What to work on — Copy the data below exactly, omitting any picture it contains.

Supplied data —

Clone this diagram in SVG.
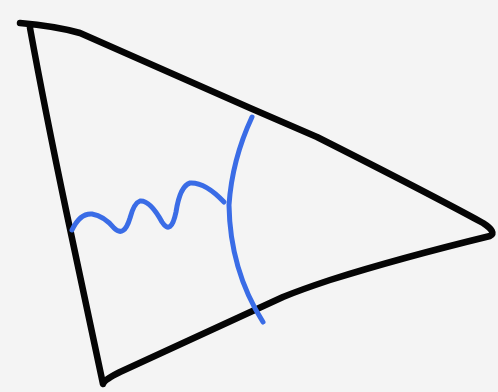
<svg xmlns="http://www.w3.org/2000/svg" width="498" height="392" viewBox="0 0 498 392">
<style>
.k{fill:none;stroke:#050505;stroke-width:6.5;stroke-linecap:round;stroke-linejoin:round}
.b{fill:none;stroke:#3a6ce6;stroke-width:5;stroke-linecap:round;stroke-linejoin:round}
</style>
<rect width="498" height="392" fill="#f4f4f4"/>
<g id="triangle">
<path class="k" d="M20,23 Q55,26 80,33 Q160,68 250,108 L317,137 Q430,194 483,223 Q497,232 490,236 Q400,258 330,280 Q300,290 283,297 L120,372 Q104,380 103,384 Q85,300 66,210 Q45,110 30,28"/>
</g>
<g id="arc">
<path class="b" d="M252,117 Q232,160 229,205 Q230,270 263,322"/>
</g>
<g id="wave">
<path class="b" d="M72,230 Q80,213 92,214 Q104,216 114,228 Q124,238 130,218 Q134,203 140,201 Q150,200 162,222 Q171,236 176,212 Q180,186 190,183 Q205,182 224,202"/>
</g>
</svg>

Finished task —
Clone this diagram in SVG.
<svg xmlns="http://www.w3.org/2000/svg" width="498" height="392" viewBox="0 0 498 392">
<style>
.k{fill:none;stroke:#050505;stroke-width:6.5;stroke-linecap:round;stroke-linejoin:round}
.b{fill:none;stroke:#3a6ce6;stroke-width:5;stroke-linecap:round;stroke-linejoin:round}
</style>
<rect width="498" height="392" fill="#f4f4f4"/>
<g id="triangle">
<path class="k" d="M20,23 Q55,26 80,33 Q160,68 250,108 L317,137 Q430,194 483,223 Q497,232 490,236 Q400,258 330,280 Q300,290 283,297 L120,372 Q104,380 103,384 Q85,300 66,210 Q45,110 30,28"/>
</g>
<g id="arc">
<path class="b" d="M252,117 Q232,160 229,205 Q230,270 263,322"/>
</g>
<g id="wave">
<path class="b" d="M72,230 Q80,213 92,214 Q104,216 114,228 Q124,238 130,218 Q134,203 140,201 Q150,200 162,222 Q171,236 176,212 Q180,186 190,183 Q205,182 224,202"/>
</g>
</svg>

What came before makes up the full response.